Provider filters prioritize engagement. Email companies make money when users engage with their platform. Aggressive filtering that occasionally blocks legitimate mail drives users away. The business model favors delivery over blocking.

Provider filters only remove spam. When your provider’s filter incorrectly flags a legitimate message as junk, it stays in your spam folder unless you notice and rescue it. Independent filtering can work both directions—removing spam and recovering legitimate mail.

Independent filtering adds a layer with different priorities. A dedicated spam service doesn’t need to balance filtering against advertising revenue or platform engagement. It can apply rules too aggressive for a general-purpose email provider.

How Independent Filtering Works

Spamdrain connects to your existing email account and monitors your mailbox continuously. When spam arrives, it’s moved to a quarantine within moments—before you notice it. The service also watches your junk folder, recovering legitimate messages your provider blocked incorrectly.

This doesn’t change your email address or workflow. You keep using Gmail, Outlook, or whatever provider you prefer. Spamdrain handles the filtering layer; your provider handles everything else. The setup takes minutes and works across multiple accounts if you have them. You can explore how the filtering process works in detail.

Living With an Unsolvable Problem

Spam won’t disappear. The economics are too favorable for senders, the adaptation cycle too relentless, the scale too vast. Accepting this isn’t defeatism—it’s realism that enables practical responses.

The goal isn’t eliminating spam. It’s reducing the spam that reaches your inbox to a level that doesn’t disrupt your day. Default provider filtering gets most users most of the way there. For those who need more, additional filtering layers close the remaining gap.

Technology has made spam manageable even as it’s made spam more sophisticated. The same tools that enable spammers—automation, machine learning, global infrastructure—also power increasingly effective defenses. The equilibrium keeps shifting, but it remains an equilibrium.

Frequently Asked Questions

If spam filtering is so good, why do I still see junk? Filters block the vast majority of spam, but even small percentages at global scale mean millions of messages getting through. The spam reaching you has been specifically designed to evade current detection.

Why can’t providers just block more aggressively? Aggressive filtering increases false positives—legitimate mail incorrectly blocked. Users tolerate some spam more readily than they tolerate missing important messages. Providers calibrate accordingly.

Does reporting spam actually help? Yes, though indirectly. User reports train filters and contribute to reputation databases. Your individual report joins millions of others to improve detection for everyone.

Will AI finally solve spam? AI powers both filtering and evasion. Better detection models lead to better evasion techniques. The technology advances both sides of the arms race rather than ending it.

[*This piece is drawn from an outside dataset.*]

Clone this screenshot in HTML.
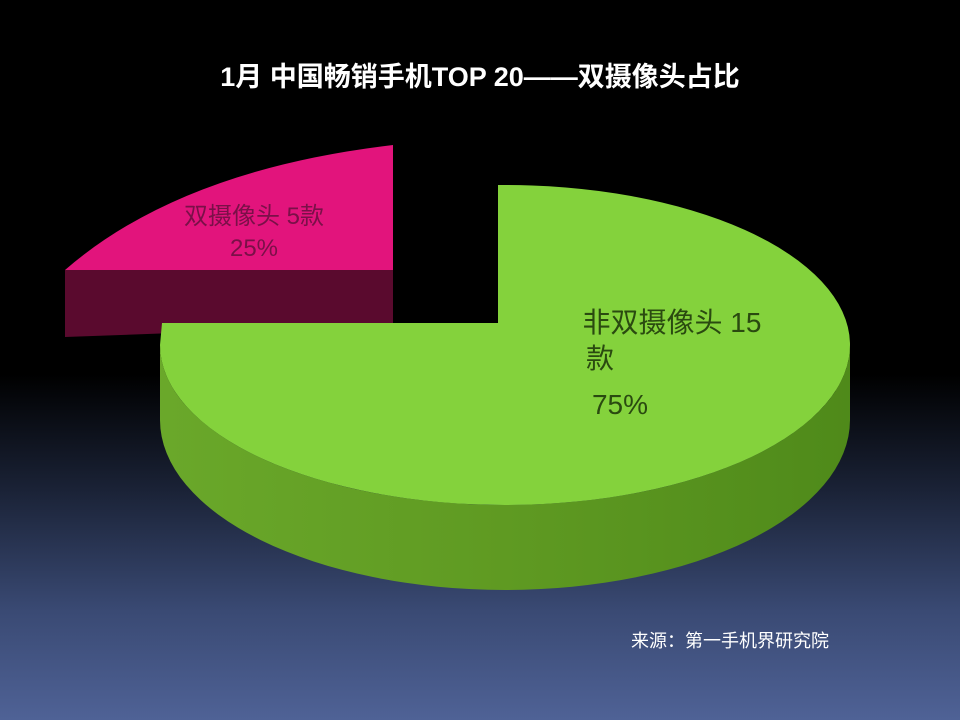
<!DOCTYPE html>
<html><head><meta charset="utf-8"><style>
html,body{margin:0;padding:0;width:960px;height:720px;overflow:hidden}
body{background:linear-gradient(to bottom,#000 0%,#000 52%,#1a2236 68%,#3a4a74 85%,#4f6296 100%);font-family:"Liberation Sans","Noto Sans CJK SC",sans-serif}
</style></head><body>
<svg width="960" height="720" style="position:absolute;left:0;top:0">
<defs>
<linearGradient id="gs" x1="0" x2="1" y1="0" y2="0">
<stop offset="0" stop-color="#6aa82a"/><stop offset="0.5" stop-color="#5f9a22"/><stop offset="1" stop-color="#4f8a1a"/>
</linearGradient>
</defs>
<path d="M65,270 L393,270 L393,325 L65,337 Z" fill="#5a0a2e"/>
<path d="M393,145 L393,270 L65,270 Q180,170 393,145 Z" fill="#e2147c"/>
<path d="M160,345 A345,160 0 0,0 850,345 L850,420 A345,170 0 0,1 160,420 Z" fill="url(#gs)"/>
<path d="M498,323 L498,185 A345,160 0 1,1 160,345 L162,323 Z" fill="#84d23c"/>
<text x="480" y="86" fill="#fff" font-size="27" font-weight="bold" text-anchor="middle">1月 中国畅销手机TOP 20——双摄像头占比</text>
<text x="254" y="224" fill="#7a1048" font-size="24" text-anchor="middle">双摄像头 5款</text>
<text x="254" y="256" fill="#7a1048" font-size="24" text-anchor="middle">25%</text>
<text x="672" y="332" fill="#2a4a10" font-size="28" text-anchor="middle">非双摄像头 15</text>
<text x="600" y="368" fill="#2a4a10" font-size="28" text-anchor="middle">款</text>
<text x="620" y="414" fill="#2a4a10" font-size="28" text-anchor="middle">75%</text>
<text x="730" y="647" fill="#fff" font-size="18" text-anchor="middle">来源：第一手机界研究院</text>
</svg>
</body></html>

What’s the most effective thing I can do? Layer your defenses. Use a provider with good filtering, add independent filtering if default protection isn’t enough, and maintain skepticism about unexpected messages. No single measure eliminates risk, but combined measures reduce it substantially.

A Realistic Perspective

Email remains essential despite its flaws. Spam is the cost of an open communication system that anyone can use to reach anyone else. Closed systems could eliminate spam entirely—and would sacrifice the openness that makes email valuable.

The filters will keep improving. The spam will keep adapting. Users will keep navigating between them. For those finding that their provider’s filtering isn’t enough, services like Spamdrain offer a practical additional layer without requiring fundamental changes to how you use email.

Spam isn’t solved. It’s managed. And that’s probably the best outcome available.